Exhibition places viewers in midst of WWII-era forced removal of Japanese Americans

‘BeHere / 1942,’ presented by the Yanai Initiative of UCLA and Tokyo’s Waseda University, runs from May 7 to Oct. 9

A black-and-white photo depicts cameramen snapping photos of a young Japanese girl as she waits to be sent from Los Angeles to the Manzanar prison camp.

Russell Lee/Library of Congress

Cameramen record Michi Tanioka, 5, as she waits to be sent from Los Angeles to the Manzanar prison camp in April 1942. This image, taken by photographer Russell Lee, and others by Lee and Dorothea Lange documenting forced removals along the West Coast were used as inspiration for Masaki Fujihata’s immersive AR re-creation.

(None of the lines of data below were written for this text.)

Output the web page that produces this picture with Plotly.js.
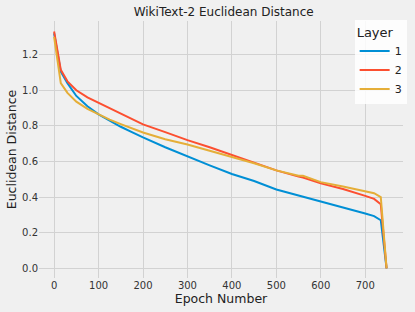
<!DOCTYPE html>
<html>
<head>
<meta charset="utf-8">
<script src="https://cdn.plot.ly/plotly-3.0.1.min.js"></script>
<style>html,body{margin:0;padding:0;background:#f0f0f0;}#chart{width:415px;height:312px;}</style>
</head>
<body>
<div id="chart"></div>
<script>
const epochs = [0, 15, 30, 50, 75, 100, 125, 150, 175, 200, 250, 300, 350, 400, 450, 500, 550, 560, 600, 650, 700, 720, 735, 748];
const layer1 = [1.32, 1.105, 1.04, 0.968, 0.91, 0.865, 0.83, 0.795, 0.765, 0.735, 0.68, 0.628, 0.578, 0.53, 0.49, 0.443, 0.41, 0.403, 0.378, 0.343, 0.308, 0.293, 0.27, 0.0];
const layer2 = [1.33, 1.115, 1.05, 1.0, 0.96, 0.93, 0.9, 0.87, 0.84, 0.808, 0.765, 0.72, 0.68, 0.636, 0.595, 0.55, 0.515, 0.51, 0.477, 0.445, 0.407, 0.39, 0.36, 0.0];
const layer3 = [1.30, 1.04, 0.985, 0.936, 0.895, 0.865, 0.835, 0.81, 0.785, 0.763, 0.725, 0.695, 0.66, 0.627, 0.59, 0.55, 0.52, 0.52, 0.484, 0.46, 0.434, 0.422, 0.40, 0.0];
const names = ['1', '2', '3'];
const colors = ['#008fd5', '#fc4f30', '#e5ae38'];
const series = [layer1, layer2, layer3];

const traces = series.map((ys, i) => ({
  x: epochs, y: ys, type: 'scatter', mode: 'lines', name: names[i],
  line: {color: colors[i], width: 2}
}));

const layout = {
  width: 415, height: 312,
  paper_bgcolor: '#f0f0f0', plot_bgcolor: '#f0f0f0',
  margin: {l: 39, r: 8, t: 21, b: 34},
  font: {family: 'DejaVu Sans', color: '#222', size: 10},
  title: {text: 'WikiText-2 Euclidean Distance', font: {size: 12, color: '#222'}, x: 0.539, xanchor: 'center', y: 0.963, yanchor: 'middle'},
  xaxis: {
    range: [-34, 785], tickvals: [0,100,200,300,400,500,600,700],
    showgrid: true, gridcolor: '#d2d2d2', gridwidth: 1, zeroline: false, showline: false, ticks: '',
    tickfont: {size: 10, color: '#333'},
    title: {text: 'Epoch Number', font: {size: 12.5, color: '#222'}, standoff: 4}
  },
  yaxis: {
    range: [-0.0545, 1.389], tickvals: [0,0.2,0.4,0.6,0.8,1.0,1.2], tickformat: '.1f',
    showgrid: true, gridcolor: '#d2d2d2', gridwidth: 1, zeroline: false, showline: false, ticks: '',
    tickfont: {size: 10, color: '#333'},
    title: {text: 'Euclidean Distance', font: {size: 12.5, color: '#222'}, standoff: 2}
  },
  legend: {
    x: 1.01, xanchor: 'right', y: 1.005, yanchor: 'top',
    bgcolor: 'rgba(255,255,255,0.85)', borderwidth: 0,
    title: {text: 'Layer', font: {size: 13, color: '#222'}, side: 'top'},
    font: {size: 11, color: '#222'},
    itemwidth: 30, tracegroupgap: 0
  },
  showlegend: true
};

Plotly.newPlot('chart', traces, layout, {displayModeBar: false, staticPlot: true});
</script>
</body>
</html>
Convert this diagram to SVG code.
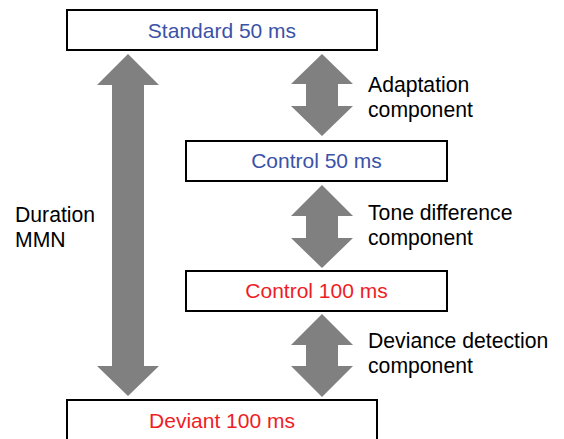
<svg xmlns="http://www.w3.org/2000/svg" width="564" height="439" viewBox="0 0 564 439">
<style>
.box{fill:#fff;stroke:#000;stroke-width:2}
.arr{fill:#808080;stroke:none}
.bt{font-family:"Liberation Sans",Arial,sans-serif;font-size:21px;text-anchor:middle}
.blue{fill:#3A52A8}
.red{fill:#EE1D25}
.lbl{font-family:"Liberation Sans",Arial,sans-serif;font-size:21.2px;fill:#000}
</style>
<rect width="564" height="439" fill="#fff"/>
<g id="connectors">
<path class="arr" d="M128,54 L159,85 L144,85 L144,366 L159,366 L128,396 L97,366 L112,366 L112,85 L97,85 Z"/>
<path class="arr" d="M322,54 L353,84 L338,84 L338,106 L353,106 L322,136 L291,106 L306,106 L306,84 L291,84 Z"/>
<path class="arr" d="M322,185 L353,216 L338,216 L338,238 L353,238 L322,268 L291,238 L306,238 L306,216 L291,216 Z"/>
<path class="arr" d="M322,314 L353,345 L338,345 L338,366 L353,366 L322,397 L291,366 L306,366 L306,345 L291,345 Z"/>
</g>
<g id="standard">
<rect class="box" x="67" y="10" width="310" height="40"/>
<text class="bt blue" x="222" y="38">Standard 50 ms</text>
</g>
<g id="control50">
<rect class="box" x="186" y="141" width="261" height="40"/>
<text class="bt blue" x="316.5" y="168">Control 50 ms</text>
</g>
<g id="control100">
<rect class="box" x="186" y="271" width="261" height="40"/>
<text class="bt red" x="316.5" y="298">Control 100 ms</text>
</g>
<g id="deviant">
<rect class="box" x="67" y="400" width="310" height="50"/>
<text class="bt red" x="222" y="428">Deviant 100 ms</text>
</g>
<g id="labels">
<text class="lbl" x="368" y="92">Adaptation</text>
<text class="lbl" x="368" y="117">component</text>
<text class="lbl" x="368" y="220">Tone difference</text>
<text class="lbl" x="368" y="245">component</text>
<text class="lbl" x="368" y="348">Deviance detection</text>
<text class="lbl" x="368" y="373">component</text>
<text class="lbl" x="15" y="222">Duration</text>
<text class="lbl" x="15" y="247">MMN</text>
</g>
</svg>
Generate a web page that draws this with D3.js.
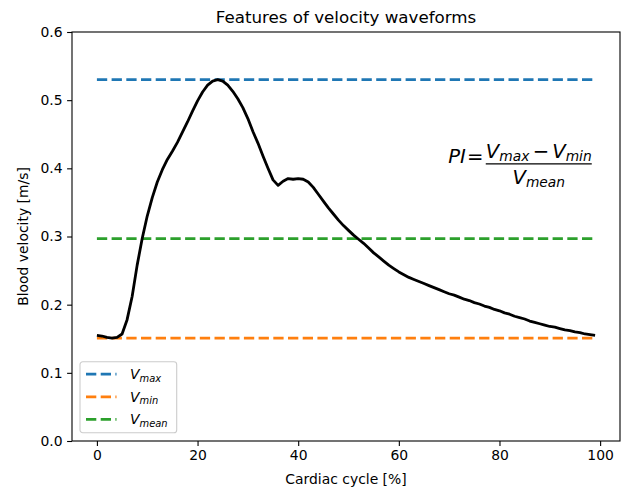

Alison Hewitt | May 2, 2022

Eighty years ago, during World War II, the U.S. government forcibly removed Japanese Americans from the West Coast, incarcerating 120,000 in concentration camps. This May, an exhibition at the Japanese American National Museum lets visitors step into those dark days of 1942 through an augmented reality re-creation at the very site where thousands of Japanese Americans living in downtown Los Angeles’ Little Tokyo neighborhood were ordered to report before trains and buses took them to the camps.

BeHere / 1942: A New Lens on the Japanese American Incarceration,” which opens May 7, is presented by the Yanai Initiative for Globalizing Japanese Humanities, a joint project of UCLA and Japan’s Waseda University, in collaboration with the museum.